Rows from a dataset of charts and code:
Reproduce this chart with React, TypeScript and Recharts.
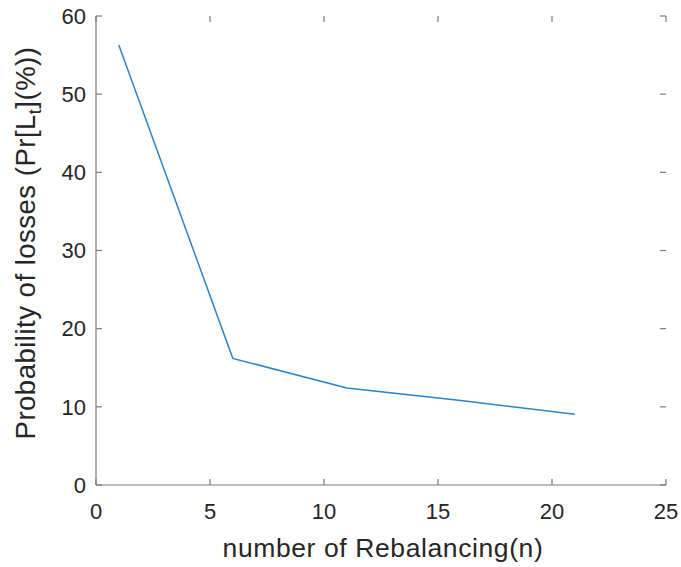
import React from 'react';
import { LineChart, Line, XAxis, YAxis, Label } from 'recharts';

// values
const rebalancing = [1, 6, 11, 16, 21];
const lossProb = [56.3, 16.2, 12.4, 10.8, 9.05];
const xTicks = [0, 5, 10, 15, 20, 25];
const yTicks = [0, 10, 20, 30, 40, 50, 60];

const data = rebalancing.map((n, i) => ({ n, p: lossProb[i] }));

const W = 681;
const H = 567;
const MARGIN = { top: 16, right: 15, bottom: 0, left: 46 };
const AXIS = '#7a7a7a';
const TEXT = '#262626';
const FONT = '"Liberation Sans", Arial, sans-serif';
const TICK_LEN = 6;
const X_GAP = 18;
const Y_GAP = 10;

// MATLAB-style ticks point into the box; the bottom/left ticks also mark the top/right edges
const BottomTick = ({ x, y, payload }: any) => (
  <g>
    <path d={`M${x},${y - X_GAP}v${-TICK_LEN}`} stroke={AXIS} strokeWidth={1.2} />
    <path d={`M${x},${MARGIN.top}v${TICK_LEN}`} stroke={AXIS} strokeWidth={1.2} />
    <text x={x} y={y} dy="0.71em" textAnchor="middle" fontSize={22} fill={TEXT} fontFamily={FONT}>
      {payload.value}
    </text>
  </g>
);

const LeftTick = ({ x, y, payload }: any) => (
  <g>
    <path d={`M${x + Y_GAP},${y}h${TICK_LEN}`} stroke={AXIS} strokeWidth={1.2} />
    <path d={`M${W - MARGIN.right},${y}h${-TICK_LEN}`} stroke={AXIS} strokeWidth={1.2} />
    <text x={x} y={y} dy="0.355em" textAnchor="end" fontSize={22} fill={TEXT} fontFamily={FONT}>
      {payload.value}
    </text>
  </g>
);

const App: React.FC = () => {
  return (
    <div style={{ position: 'absolute', left: 0, top: 0, background: '#fff' }}>
      <LineChart width={W} height={H} data={data} margin={MARGIN}>
        <XAxis
          xAxisId="b"
          dataKey="n"
          type="number"
          domain={[0, 25]}
          allowDataOverflow
          ticks={xTicks}
          height={82}
          stroke={AXIS}
          strokeWidth={1.2}
          tickLine={false}
          tickSize={0}
          tickMargin={X_GAP}
          tick={BottomTick}
        >
          <Label
            content={({ viewBox }: any) => (
              <text
                x={viewBox.x + viewBox.width / 2 + 2}
                y={557}
                textAnchor="middle"
                fontSize={26.5}
                letterSpacing={0.6}
                fill={TEXT}
                fontFamily={FONT}
              >
                number of Rebalancing(n)
              </text>
            )}
          />
        </XAxis>
        {/* top edge of the box */}
        <XAxis
          xAxisId="t"
          orientation="top"
          type="number"
          domain={[0, 25]}
          allowDataOverflow
          height={0}
          stroke={AXIS}
          strokeWidth={1.2}
          tickLine={false}
          tick={false}
        />
        <YAxis
          yAxisId="l"
          type="number"
          domain={[0, 60]}
          allowDataOverflow
          ticks={yTicks}
          width={50}
          stroke={AXIS}
          strokeWidth={1.2}
          tickLine={false}
          tickSize={0}
          tickMargin={Y_GAP}
          tick={LeftTick}
        >
          <Label
            content={() => (
              <text
                x={35}
                y={243}
                transform="rotate(-90, 35, 243)"
                textAnchor="middle"
                fontSize={27.5}
                letterSpacing={0.5}
                fill={TEXT}
                fontFamily={FONT}
              >
                Probability of losses (Pr[L
                <tspan fontSize={18} dy={6}>t</tspan>
                <tspan dy={-6}>](%))</tspan>
              </text>
            )}
          />
        </YAxis>
        {/* right edge of the box */}
        <YAxis
          yAxisId="r"
          orientation="right"
          type="number"
          domain={[0, 60]}
          allowDataOverflow
          width={0}
          stroke={AXIS}
          strokeWidth={1.2}
          tickLine={false}
          tick={false}
        />
        <Line
          xAxisId="b"
          yAxisId="l"
          type="linear"
          dataKey="p"
          stroke="#2a84c8"
          strokeWidth={1.5}
          dot={false}
          activeDot={false}
          isAnimationActive={false}
        />
      </LineChart>
    </div>
  );
};

export default App;
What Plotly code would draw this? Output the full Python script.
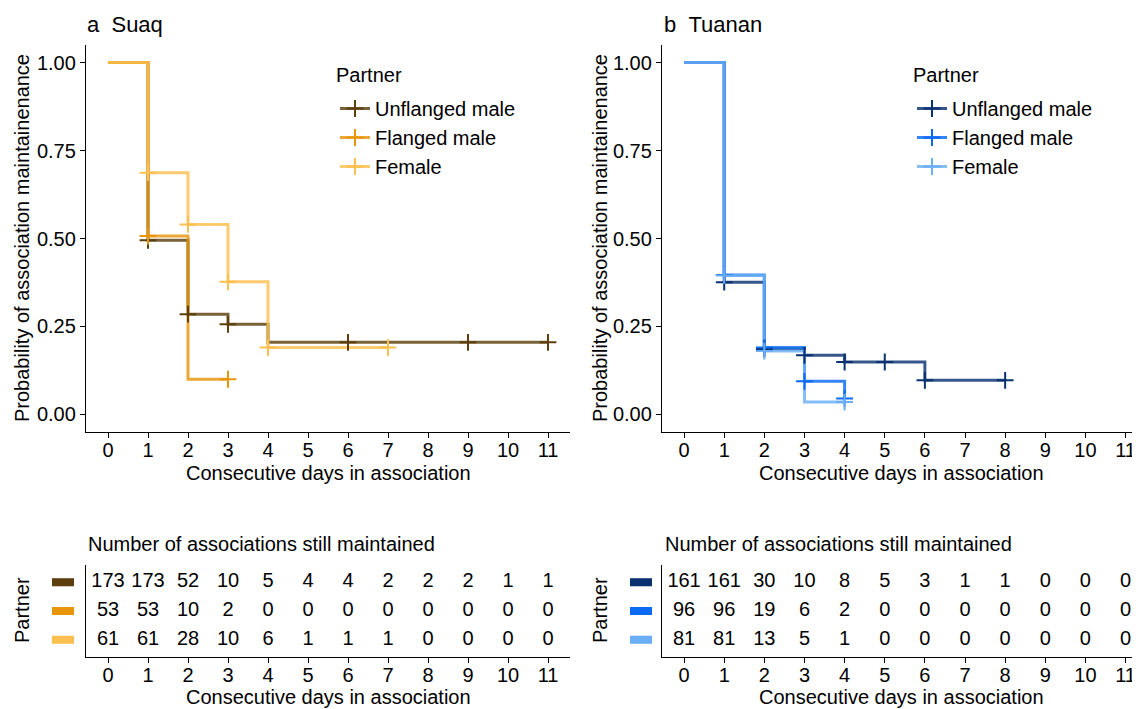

# TASK
Show all lines from the records above where the word "React" occurs.

# SOLUTION FOR THIS PROBLEM
Reproduce this chart with React, TypeScript and Recharts.
import React from 'react';
const App: React.FC = () => {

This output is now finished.